Controlli e liti

Liti pendenti, sul tavolo il doppio binario Fisco-Inps

Il problema della convivenza tra accertamenti Entrate e richieste di contributi Inps. Per contestare le pretese previdenziali va presentato ricorso al giudice del lavoro

di Giuseppe Morina e Tonino Morina

La tregua fiscale in arrivo, con una nuova definizione agevolata delle liti pendenti, potrebbe mettere fine a un doppio binario che resiste da molti anni, che non ha alcuna giustificazione.

Riguarda il caso, piuttosto frequente, degli accertamenti dell'agenzia delle Entrate, con richiesta di contributi Inps, con il Fisco e l'istituto previdenziale che duplicano la pretesa e moltiplicano le liti. L’applicazione di regole diverse tra Inps e agenzia delle Entrate comporta anche la richiesta di pagamenti delle stesse somme.

È quello che succede a molti contribuenti che, dopo avere ricevuto l'accertamento dell’ufficio delle Entrate, contenente anche la richiesta dei contributi Inps, a distanza di qualche mese o anno, si vedono ripetere la stessa richiesta dei contributi, da parte dell'istituto previdenziale.

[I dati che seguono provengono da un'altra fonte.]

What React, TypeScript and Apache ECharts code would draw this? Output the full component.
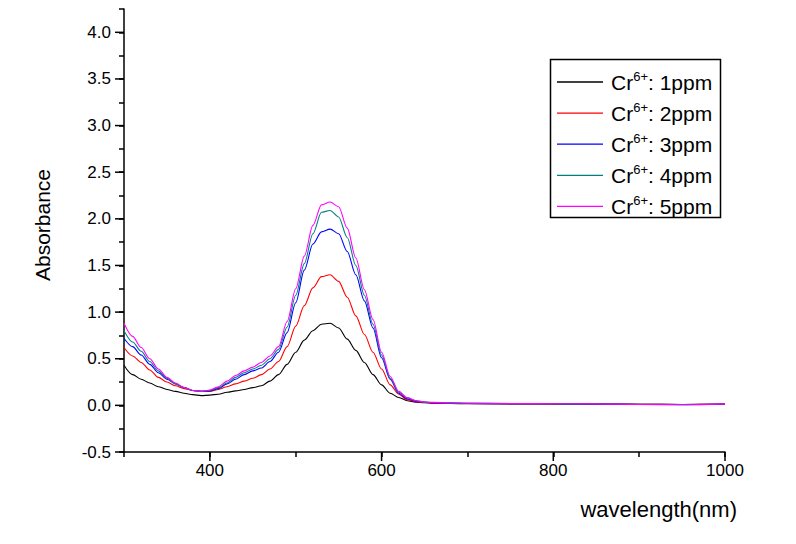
import React, { useEffect, useRef } from "react";
import * as echarts from "echarts";

const WAVELENGTH = [
  300, 310, 320, 330, 340, 350, 360, 370, 380, 390, 400, 410, 420, 430, 440, 450, 460, 470,
  480, 490, 500, 510, 520, 530, 540,
  550, 560, 570, 580, 590, 600, 610, 620, 630, 640,
  650, 660, 680, 700, 750, 800, 850, 900, 950, 1000,
];

const PPM_1 = [
  0.43, 0.33, 0.28, 0.24, 0.2, 0.17, 0.15, 0.13, 0.115, 0.105, 0.11, 0.12, 0.14, 0.155, 0.17, 0.19, 0.21, 0.26,
  0.33, 0.44, 0.57, 0.7, 0.8, 0.87, 0.88,
  0.83, 0.71, 0.59, 0.46, 0.33, 0.22, 0.13, 0.085, 0.05, 0.035,
  0.028, 0.024, 0.02, 0.018, 0.016, 0.015, 0.014, 0.012, 0.01, 0.012,
];
const PPM_2 = [
  0.62, 0.53, 0.46, 0.38, 0.3, 0.25, 0.21, 0.18, 0.16, 0.15, 0.15, 0.17, 0.2, 0.23, 0.26, 0.29, 0.33, 0.39,
  0.47, 0.63, 0.85, 1.07, 1.26, 1.38, 1.4,
  1.33, 1.16, 0.96, 0.76, 0.57, 0.39, 0.22, 0.12, 0.06, 0.04,
  0.03, 0.026, 0.022, 0.02, 0.018, 0.016, 0.015, 0.012, 0.01, 0.014,
];
const PPM_3 = [
  0.72, 0.63, 0.54, 0.44, 0.35, 0.28, 0.23, 0.19, 0.16, 0.15, 0.155, 0.18, 0.23, 0.28, 0.33, 0.37, 0.4, 0.47,
  0.57, 0.78, 1.1, 1.45, 1.73, 1.86, 1.89,
  1.84, 1.65, 1.4, 1.12, 0.83, 0.51, 0.28, 0.13, 0.07, 0.045,
  0.032, 0.028, 0.024, 0.02, 0.018, 0.018, 0.012, 0.01, 0.008, 0.015,
];
const PPM_4 = [
  0.8, 0.68, 0.58, 0.47, 0.37, 0.29, 0.23, 0.19, 0.16, 0.15, 0.16, 0.19, 0.24, 0.3, 0.35, 0.39, 0.43, 0.5,
  0.6, 0.84, 1.18, 1.52, 1.84, 2.07, 2.09,
  2.02, 1.8, 1.5, 1.18, 0.87, 0.54, 0.29, 0.14, 0.08, 0.05,
  0.035, 0.03, 0.025, 0.022, 0.02, 0.018, 0.015, 0.012, 0.01, 0.015,
];
const PPM_5 = [
  0.88, 0.74, 0.62, 0.5, 0.39, 0.3, 0.24, 0.19, 0.16, 0.15, 0.165, 0.2, 0.26, 0.32, 0.37, 0.41, 0.46, 0.53,
  0.63, 0.9, 1.25, 1.6, 1.93, 2.15, 2.18,
  2.13, 1.9, 1.58, 1.24, 0.92, 0.57, 0.31, 0.15, 0.08, 0.05,
  0.036, 0.032, 0.026, 0.024, 0.02, 0.018, 0.016, 0.01, 0.006, 0.016,
];

const SERIES_VALUES = [PPM_1, PPM_2, PPM_3, PPM_4, PPM_5];
const SERIES_LABELS = ["1ppm", "2ppm", "3ppm", "4ppm", "5ppm"];
const SERIES_COLORS = ["#000000", "#FF0000", "#0000FF", "#008080", "#FF00FF"];

const X_MIN = 300;
const X_MAX = 1000;
const Y_MIN = -0.5;
const Y_MAX = 4.25;
const X_MAJOR = [400, 600, 800, 1000];
const Y_MAJOR = [-0.5, 0, 0.5, 1, 1.5, 2, 2.5, 3, 3.5, 4];

const FONT = "'Liberation Sans', Arial, sans-serif";

export default function App() {
  const ref = useRef<HTMLDivElement>(null);

  useEffect(() => {
    if (!ref.current) return;
    const chart = echarts.init(ref.current, undefined, { renderer: "svg" });

    const names = SERIES_LABELS.map((l) => `Cr6+: ${l}`);

    const lineSeries = SERIES_VALUES.map((vals, i) => ({
      name: names[i],
      type: "line",
      data: WAVELENGTH.map((w, j) => [w, vals[j]]),
      showSymbol: false,
      symbol: "none",
      smooth: 0.3,
      smoothMonotone: "x",
      lineStyle: { color: SERIES_COLORS[i], width: 1.1 },
      itemStyle: { color: SERIES_COLORS[i] },
      z: 2 + i,
    }));

    const tickStyle = { stroke: "#000", lineWidth: 1.5 };

    const option: any = {
      animation: false,
      backgroundColor: "#fff",
      grid: { left: 124, right: 71, top: 9, bottom: 92, containLabel: false },
      xAxis: {
        type: "value",
        min: X_MIN,
        max: X_MAX,
        interval: 100,
        axisLine: { show: true, onZero: false, lineStyle: { color: "#000", width: 1.5 } },
        axisTick: { show: true, inside: false, length: 5, lineStyle: { color: "#000", width: 1.5 } },
        axisLabel: {
          color: "#000",
          fontSize: 17,
          fontFamily: FONT,
          margin: 10,
          formatter: (v: number) => (Math.round(v) % 200 === 0 ? String(Math.round(v)) : ""),
        },
        splitLine: { show: false },
      },
      yAxis: {
        type: "value",
        min: Y_MIN,
        max: Y_MAX,
        interval: 0.25,
        axisLine: { show: true, onZero: false, lineStyle: { color: "#000", width: 1.5 } },
        axisTick: { show: true, inside: false, length: 5, lineStyle: { color: "#000", width: 1.5 } },
        axisLabel: {
          color: "#000",
          fontSize: 17,
          fontFamily: FONT,
          margin: 13,
          formatter: (v: number) =>
            Math.abs(v * 2 - Math.round(v * 2)) < 1e-6 && v <= 4.0001 ? v.toFixed(1) : "",
        },
        splitLine: { show: false },
      },
      legend: {
        show: true,
        orient: "vertical",
        left: 557,
        top: 70,
        itemWidth: 46,
        itemHeight: 1.3,
        itemGap: 8.6,
        icon: "rect",
        padding: 0,
        data: names,
        formatter: (name: string) => `{f|Cr}{s|6+}{c|: ${name.split(": ")[1]}}`,
        textStyle: {
          color: "#000",
          fontFamily: FONT,
          fontSize: 21,
          rich: {
            f: { fontSize: 21, fontFamily: FONT, color: "#000", lineHeight: 24, padding: [0, 0, 0, 3] },
            c: { fontSize: 21, fontFamily: FONT, color: "#000", lineHeight: 24 },
            s: { fontSize: 13, fontFamily: FONT, color: "#000", lineHeight: 13, verticalAlign: "top" },
          },
        },
      },
      graphic: [
        {
          type: "rect",
          shape: { x: 550.5, y: 59.5, width: 170, height: 158 },
          style: { fill: "none", stroke: "#000", lineWidth: 1.5 },
          z: 10,
        },
        {
          type: "text",
          x: 42,
          y: 225,
          rotation: Math.PI / 2,
          style: {
            text: "Absorbance",
            fontSize: 21,
            fontFamily: FONT,
            fill: "#000",
            align: "center",
            verticalAlign: "middle",
          },
        },
        {
          type: "text",
          x: 737,
          y: 509,
          style: {
            text: "wavelength(nm)",
            fontSize: 22,
            fontFamily: FONT,
            fill: "#000",
            align: "right",
            verticalAlign: "middle",
          },
        },
      ],
      series: [
        ...lineSeries,
        {
          type: "custom",
          name: "xMajorTicks",
          coordinateSystem: "cartesian2d",
          silent: true,
          clip: false,
          z: 20,
          data: X_MAJOR.map((v) => [v, Y_MIN]),
          renderItem: (params: any, api: any) => {
            const p = api.coord([api.value(0), api.value(1)]);
            return {
              type: "line",
              shape: { x1: p[0], y1: p[1], x2: p[0], y2: p[1] + 9 },
              style: tickStyle,
            };
          },
        },
        {
          type: "custom",
          name: "yMajorTicks",
          coordinateSystem: "cartesian2d",
          silent: true,
          clip: false,
          z: 20,
          data: Y_MAJOR.map((v) => [X_MIN, v]),
          renderItem: (params: any, api: any) => {
            const p = api.coord([api.value(0), api.value(1)]);
            return {
              type: "line",
              shape: { x1: p[0] - 9, y1: p[1], x2: p[0], y2: p[1] },
              style: tickStyle,
            };
          },
        },
      ],
    };

    chart.setOption(option);
    return () => chart.dispose();
  }, []);

  return (
    <div
      ref={ref}
      style={{ position: "absolute", left: 0, top: 0, width: 796, height: 544, background: "#fff" }}
    />
  );
}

In questo modo, il contribuente, se contesta l’accertamento del Fisco, deve presentare ricorso ai giudici tributari. Poi, per contestare la richiesta dell’Inps, deve presentare ricorso al Tribunale, in funzione del giudice del lavoro.

Peraltro, com’è successo per le vecchie chiusure delle liti pendenti, la definizione agevolata vale solo per il Fisco, ma non per l'Inps.

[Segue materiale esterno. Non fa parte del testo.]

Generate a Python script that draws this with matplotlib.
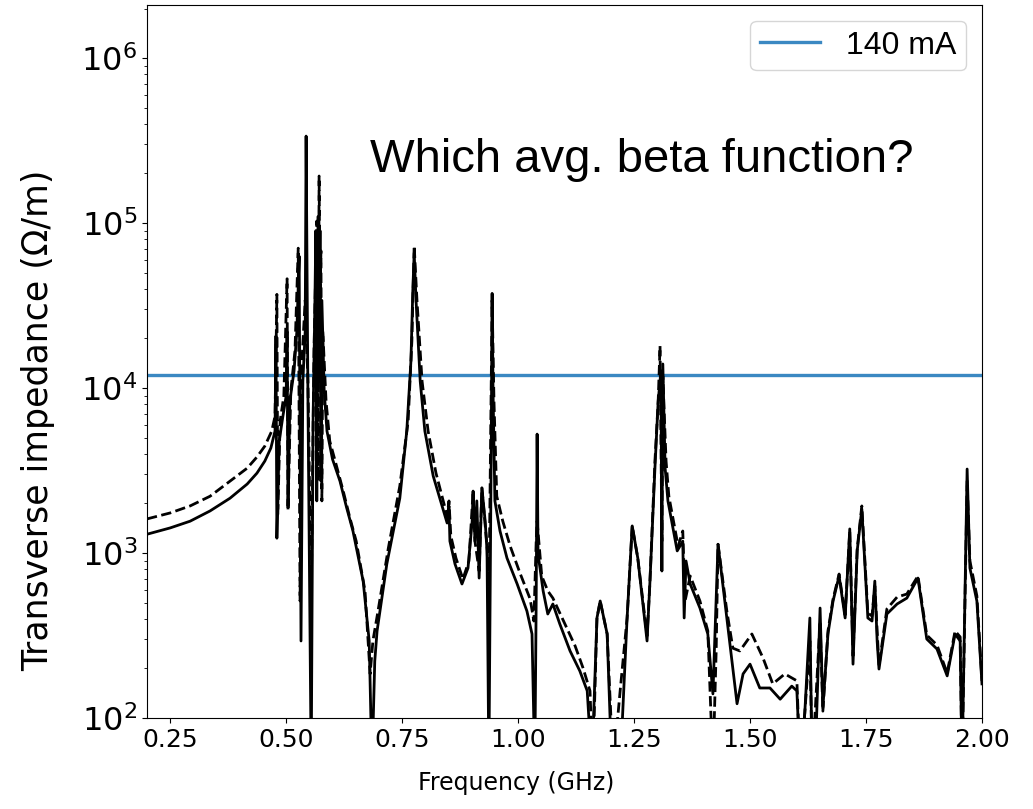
import numpy as np
import matplotlib.pyplot as plt

# frequency (GHz) and transverse impedance (Ohm/m), solid curve
freq_a = [0.200, 0.250, 0.293, 0.336, 0.379, 0.416, 0.437, 0.454, 0.467, 0.476,
          0.478, 0.480, 0.485, 0.493, 0.500, 0.502, 0.504, 0.508, 0.517, 0.523,
          0.528, 0.532, 0.536, 0.541, 0.543, 0.547, 0.554, 0.558, 0.562, 0.564,
          0.566, 0.569, 0.571, 0.573, 0.575, 0.577, 0.582, 0.588, 0.600, 0.616,
          0.630, 0.644, 0.666, 0.679, 0.685, 0.691, 0.696, 0.717, 0.745, 0.760,
          0.769, 0.773, 0.776, 0.780, 0.789, 0.799, 0.817, 0.847, 0.851, 0.853,
          0.864, 0.879, 0.892, 0.901, 0.903, 0.907, 0.911, 0.916, 0.922, 0.929,
          0.933, 0.937, 0.942, 0.944, 0.946, 0.950, 0.961, 0.976, 0.998, 1.019,
          1.030, 1.036, 1.039, 1.041, 1.043, 1.054, 1.064, 1.075, 1.090, 1.112,
          1.133, 1.149, 1.159, 1.170, 1.177, 1.192, 1.202, 1.220, 1.235, 1.246,
          1.258, 1.278, 1.284, 1.295, 1.302, 1.308, 1.310, 1.312, 1.317, 1.323,
          1.343, 1.355, 1.358, 1.362, 1.371, 1.392, 1.409, 1.420, 1.431, 1.450,
          1.472, 1.485, 1.500, 1.521, 1.543, 1.565, 1.590, 1.601, 1.608, 1.618,
          1.629, 1.634, 1.640, 1.651, 1.657, 1.668, 1.679, 1.692, 1.705, 1.715,
          1.722, 1.731, 1.741, 1.754, 1.763, 1.769, 1.774, 1.778, 1.795, 1.817,
          1.838, 1.862, 1.881, 1.903, 1.925, 1.942, 1.953, 1.957, 1.968, 1.974,
          1.989, 2.000]
imp_a = [1300, 1420, 1560, 1800, 2150, 2620, 3050, 3610, 4330, 5490,
         20700, 1230, 4770, 6760, 8950, 22000, 1930, 8340, 12700, 22000,
         63000, 293, 11000, 22000, 337000, 8340, 50, 6310, 34000, 90000,
         2070, 110000, 11000, 90000, 2730, 34000, 9590, 5490, 3700, 2730,
         1900, 1360, 676, 293, 50, 221, 337, 858, 2150, 5490,
         14600, 38700, 66000, 34000, 11000, 5490, 2930, 1520, 1930, 1180,
         858, 649, 811, 1560, 2375, 1180, 2070, 705, 2480, 1560,
         1030, 50, 4150, 37500, 9590, 2070, 1360, 933, 649, 445,
         323, 50, 512, 5260, 986, 589, 427, 491, 371, 255,
         193, 146, 50, 404, 512, 323, 50, 50, 404, 1460,
         933, 293, 649, 3270, 8340, 12700, 778, 14000, 3270, 2070,
         1030, 1180, 404, 895, 649, 464, 323, 140, 1130, 404,
         122, 185, 212, 152, 152, 130, 156, 146, 50, 107,
         404, 50, 50, 464, 115, 323, 512, 726, 404, 1400,
         212, 1030, 1850, 404, 387, 676, 293, 198, 427, 491,
         533, 705, 301, 262, 180, 323, 293, 50, 3230, 811,
         512, 161]

# dashed curve
freq_b = [0.200, 0.250, 0.293, 0.336, 0.379, 0.416, 0.437, 0.454, 0.469, 0.476,
          0.480, 0.482, 0.487, 0.495, 0.502, 0.504, 0.510, 0.519, 0.526, 0.530,
          0.534, 0.541, 0.547, 0.554, 0.560, 0.566, 0.569, 0.571, 0.573, 0.575,
          0.577, 0.579, 0.586, 0.594, 0.607, 0.623, 0.637, 0.651, 0.670, 0.681,
          0.687, 0.698, 0.720, 0.745, 0.763, 0.771, 0.776, 0.782, 0.793, 0.806,
          0.823, 0.847, 0.851, 0.855, 0.866, 0.881, 0.894, 0.903, 0.907, 0.916,
          0.922, 0.933, 0.937, 0.944, 0.948, 0.954, 0.967, 0.983, 1.004, 1.026,
          1.034, 1.039, 1.041, 1.051, 1.064, 1.075, 1.090, 1.105, 1.123, 1.140,
          1.155, 1.161, 1.170, 1.177, 1.192, 1.205, 1.220, 1.235, 1.246, 1.258,
          1.278, 1.284, 1.295, 1.302, 1.306, 1.310, 1.312, 1.319, 1.325, 1.345,
          1.355, 1.360, 1.371, 1.392, 1.409, 1.420, 1.427, 1.431, 1.450, 1.463,
          1.478, 1.504, 1.528, 1.549, 1.575, 1.601, 1.608, 1.618, 1.629, 1.634,
          1.651, 1.657, 1.668, 1.679, 1.692, 1.705, 1.715, 1.722, 1.731, 1.741,
          1.754, 1.763, 1.769, 1.778, 1.795, 1.817, 1.838, 1.862, 1.881, 1.903,
          1.925, 1.942, 1.953, 1.957, 1.968, 1.974, 1.989, 2.000]
imp_b = [1610, 1750, 1930, 2210, 2730, 3270, 3820, 4450, 5490, 6760,
         37000, 1720, 6310, 8950, 46000, 1800, 9590, 16800, 70500, 512,
         14600, 34000, 11000, 512, 16800, 103000, 2730, 193000, 34000, 68000,
         2070, 22000, 8340, 4770, 3500, 2375, 1650, 1180, 589, 185,
         293, 445, 1060, 2550, 6310, 19300, 73000, 34000, 11000, 5490,
         3050, 1680, 2070, 1270, 933, 695, 895, 2375, 1180, 778,
         2480, 1100, 512, 34000, 8340, 2210, 1560, 1100, 757, 526,
         387, 1180, 1560, 726, 589, 533, 433, 351, 273, 201,
         146, 50, 404, 512, 323, 50, 146, 404, 1460, 933,
         314, 649, 3610, 8340, 18000, 1180, 11800, 3610, 2210, 1100,
         1360, 512, 726, 512, 337, 50, 255, 1130, 445, 265,
         255, 323, 231, 161, 185, 168, 50, 107, 293, 50,
         387, 110, 337, 526, 746, 421, 1360, 238, 1060, 1930,
         433, 415, 631, 207, 458, 541, 564, 726, 318, 277,
         187, 337, 310, 50, 2730, 895, 550, 168]

threshold = 1.2e4
threshold_label = '140 mA'
xticks = [0.25, 0.50, 0.75, 1.00, 1.25, 1.50, 1.75, 2.00]

fig = plt.figure(figsize=(10.33, 8.09), dpi=100)
ax = fig.add_axes([0.1423, 0.1125, 0.8083, 0.8813])

ax.axhline(threshold, color='#3b88c2', lw=2.4, label=threshold_label, zorder=1)
ax.plot(freq_a, imp_a, color='k', lw=2.0, zorder=2)
ax.plot(freq_b, imp_b, color='k', lw=2.0, ls='--', zorder=2)

ax.set_yscale('log')
ax.set_xlim(0.2, 2.0)
ax.set_ylim(1e2, 2.1e6)
ax.set_xticks(xticks)
ax.set_xticklabels(['%.2f' % t for t in xticks])
ax.tick_params(axis='x', labelsize=18)
ax.tick_params(axis='y', labelsize=23)

ax.set_xlabel('Frequency (GHz)', fontsize=17)
ax.xaxis.set_label_coords(0.442, -0.074)
ax.set_ylabel('Transverse impedance (\u03a9/m)', fontsize=25)
ax.yaxis.set_label_coords(-0.110, 0.418)

leg = ax.legend(loc='upper right', handlelength=1.9, borderpad=0.3,
                prop={'family': 'Liberation Sans', 'size': 23})

ax.text(0.267, 0.783, 'Which avg. beta function?', transform=ax.transAxes,
        family='Liberation Sans', fontsize=34, va='center', ha='left')

fig.savefig('out.png', dpi=100)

Il guaio è che se il contribuente si “dimentica” di fare il ricorso al Tribunale, per i contributi Inps, a prescindere dagli esiti di quello presentato ai giudici tributari, l’avviso di addebito dell’Inps comporta l'obbligo per il contribuente di pagare le somme chieste.

Può anche capitare che l’accertamento venga annullato, ma il contribuente, se non ha fatto ricorso contro l'avviso di addebito Inps, è costretto a pagare i contributi Inps indicati nell’accertamento annullato, con maggiorazioni e spese. In questi casi, i contribuenti possono presentare un’istanza di annullamento in autotutela, che, però, l’istituto previdenziale difficilmente prende in considerazione, con il paradosso di costringere il contribuente a pagare somme derivanti da un accertamento successivamente annullato.

Capita anche che le sentenze emesse dai giudici tributari possano essere diverse da quelle del giudice del lavoro, una positiva e l’altra negativa o viceversa. La verità è che questo assurdo doppio binario, con la duplicazione delle stesse somme e il doppio contenzioso deve essere eliminato perché ingiustificato e inaccettabile.

Com’è successo per la chiusura delle liti, di cui all'articolo 16, della legge 289/2002, e per le altre definizioni agevolate, è anche capitato che l’istituto previdenziale non si è attivato. In questi casi, l’eventuale definizione agevolata della lite, fatta ai fini fiscali, diventa, per inerzia dell’Inps o per decadenza dei termini, chiusura definitiva anche ai fini previdenziali. Nei casi in cui l’Inps si attiva, l’istituto chiede i contributi per l’intero importo accertato, senza considerare le percentuali pagate dai contribuenti al solo fine di chiudere la lite fiscale.

L’agenzia delle Entrate, in una direttiva del 28 dicembre 2012, si era riservata di fornire indicazioni in merito alle residue quote eventualmente da iscrivere sulla scorta delle determinazioni dell’Inps nel frattempo interpellato dalla stessa agenzia delle Entrate.

Le “determinazioni dell’Inps” erano e sono urgenti e indispensabili, ma, dopo dieci anni, nulla è cambiato.

La speranza è ora riposta nell'annunciata nuova chiusura delle liti, che fa parte della cosiddetta “tregua fiscale” del Governo Meloni.

La speranza è che venga corretta l'anomalia, stabilendo che la chiusura della lite ha effetti per il Fisco e per i contributi Inps.

D’altra parte, basta applicare le stesse regole previste nei casi di riduzione del maggior reddito accertato dal Fisco a seguito di reclamo – mediazione, accertamento con adesione, o conciliazione. La riduzione del reddito rileva anche ai fini dei contributi previdenziali. Di conseguenza, i contributi Inps dovuti dalle imprese, artigiani o commercianti, dovranno essere rideterminati sulla base dell’imponibile definito (circolare Inps 140/2016).